We often take for granted daily mail delivery, giving little thought to this vital service unless a problem occurs.  Yet daily delivery is a relatively modern convenience that evolved gradually over some two hundred years.  Colonial authorities recognized the need for a dependable postal system early on and on March 2, 1693 the Assembly passed a bill encouraging the creation of a postal system for the Virginia colony.  The appointed as Postmaster Thomas Neale who was tasked with establishing one or more post offices in each county; one at each of the chief ports; and to fix rates for postage.  At that point, Stafford’s official port town was at Marlborough.

During the 19th and early 20th centuries, the postal service grew rapidly.  From 1816 to 1847, pre-payment of postage fees was optional.  The sender could pay to mail the letter or could choose to let the recipient pay upon delivery.  Rates were fixed at six cents per sheet for each one hundred miles.  The first official stamps weren’t issued until 1847.  Eventually, a delivery fee of two cents per letter was paid by the recipient.

Home delivery of the mail commenced in the late 1920s and until the 1960s, would-be mail carriers placed bids for the job with the United States Postal    Service.  Bid winners faced the daunting task of delivering mail, in their own vehicles, to remote, thinly populated areas accessed only by treacherous, muddy roads.  Compounding the challenge was the mail carrier’s agreement to deliver the mail regardless of the weather conditions.

Not unexpectedly, improvements in transportation resulted in improvements in postal delivery.  The first mail deliveries had been conducted by independent riders.  By 1785, there were enough moderately passable roads to engage stagecoaches in the mail delivery system.  1813 saw the first use of steamships for mail delivery, a tremendous step forward in Virginia where there is abundant navigable water.  In Stafford, the steamships regularly ran between Thorny Point or Aquia Landing on Aquia Creek and Belle Plain on Potomac Creek to Alexandria, Washington, and Baltimore.  This continued even after the R F & P Railroad was built north from Aquia Landing in 1872.  Use of the steamers continued, even though the first postal contracts had been granted to the railroads in 1835.

1864 marked the birth of the railway post office, which remained standard in Virginia until the first quarter of the 20th century.  Postal clerks sorted the mail while riding across the country in special railroad cars.  As they passed through the stations, they tossed sacks of mail designated for each town onto the railway platform from the moving train.  Outgoing mail was hung in sacks from polls and was snatched from the poll as the train pulled out of the station.  Compared to earlier attempts, this was truly modern, high-speed delivery and proved to be quite dependable.  Before the era of home delivery, local residents stopped by their nearest railroad station to pick up their mail.  For many people, their address consisted of merely their names and the name of the station closest to their homes.  The stations in Stafford from north to south were Arkendale (also known as Richland or Brent’s Mill), Aquia (at Aquia Landing on the south side of the creek), Brooke (also known as Accokeek), and Leeland.

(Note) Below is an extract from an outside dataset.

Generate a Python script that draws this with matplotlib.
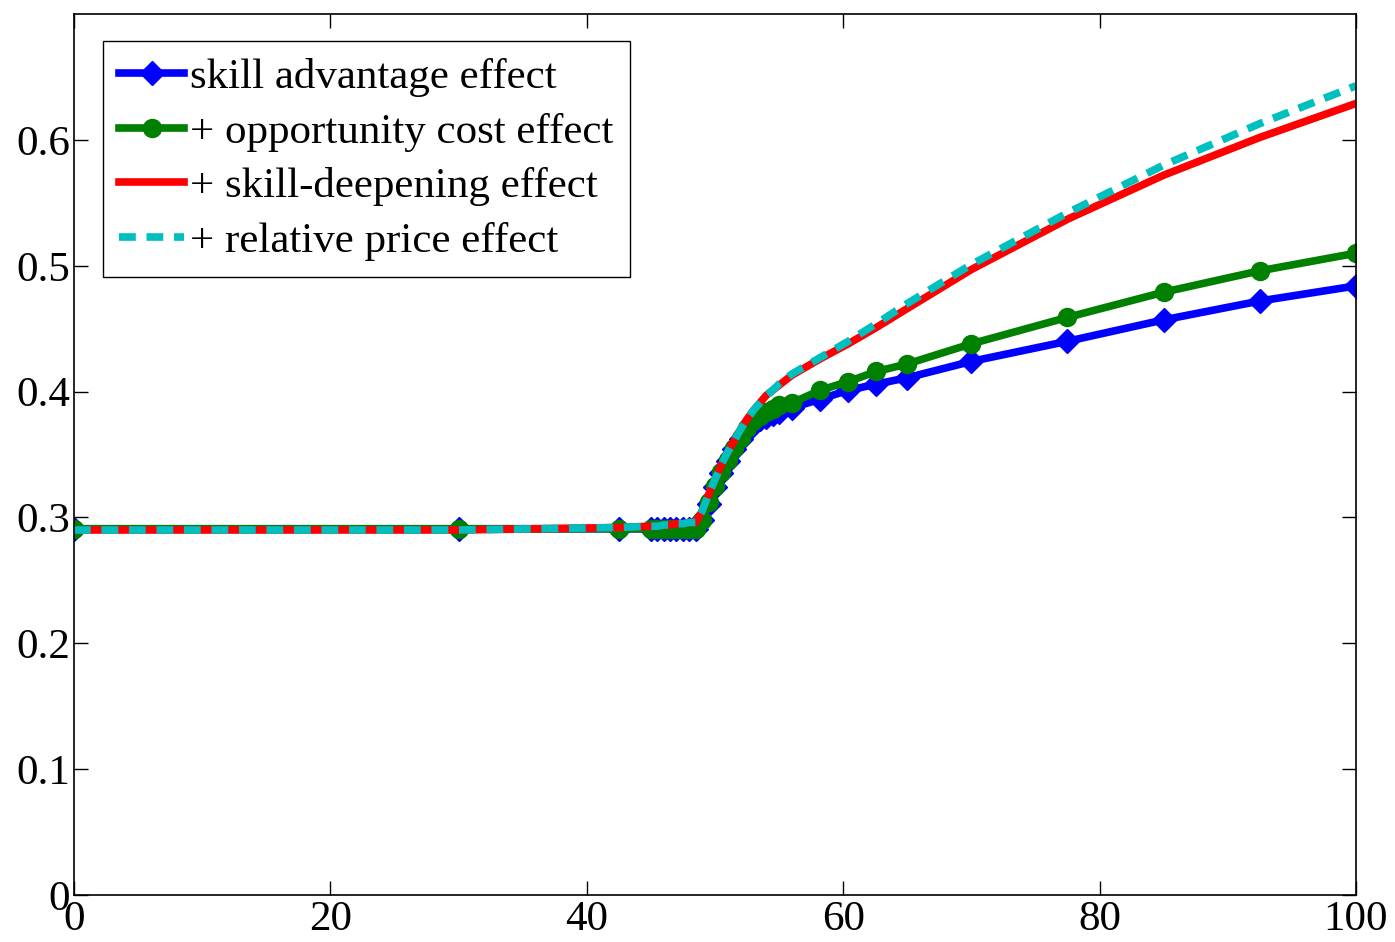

Eventually, small post offices were established and scattered all over the county.  By dispersing the offices throughout the county, residents could walk or ride to the nearest locations to pick up or mail items.  Late 19th and early 20th century applications for new post offices, filed with the U. S. Postal Service, asked for distance and direction of the proposed post office from the nearest railroad station as that was where most of the incoming mail was delivered prior to making it to the actual post office.  Some of the post offices of this period were in private homes, but many were in stores and mills as that was where people gathered on a regular basis.

What becomes obvious is that there were a great many more post offices during this period than there are now—nearly fifty in Stafford alone.  While home delivery became a reality in the late 1920s, the roads were so poor that it was impossible to deliver the mail to the entire county from one or two post offices.  Consequently, the offices were usually five to ten miles apart and, during the first quarter of the twentieth century, mail was delivered two, three, or occasionally four times per week.  As late as 1942, the only paved roads in Stafford were the Warrenton Road (U. S. Route 17) and U. S. Route 1.  Not until after World War II was Garrisonville Road paved.  The rural roads remained unpaved for another ten to twenty years.

Cropp Post Office was a classic post office design for the first half of the 20th century.
The “new” Wide Water Post Office. Probably from the 1950s or 60s.
Brent’s Mill was used as a post office from at least 1869 to 1890.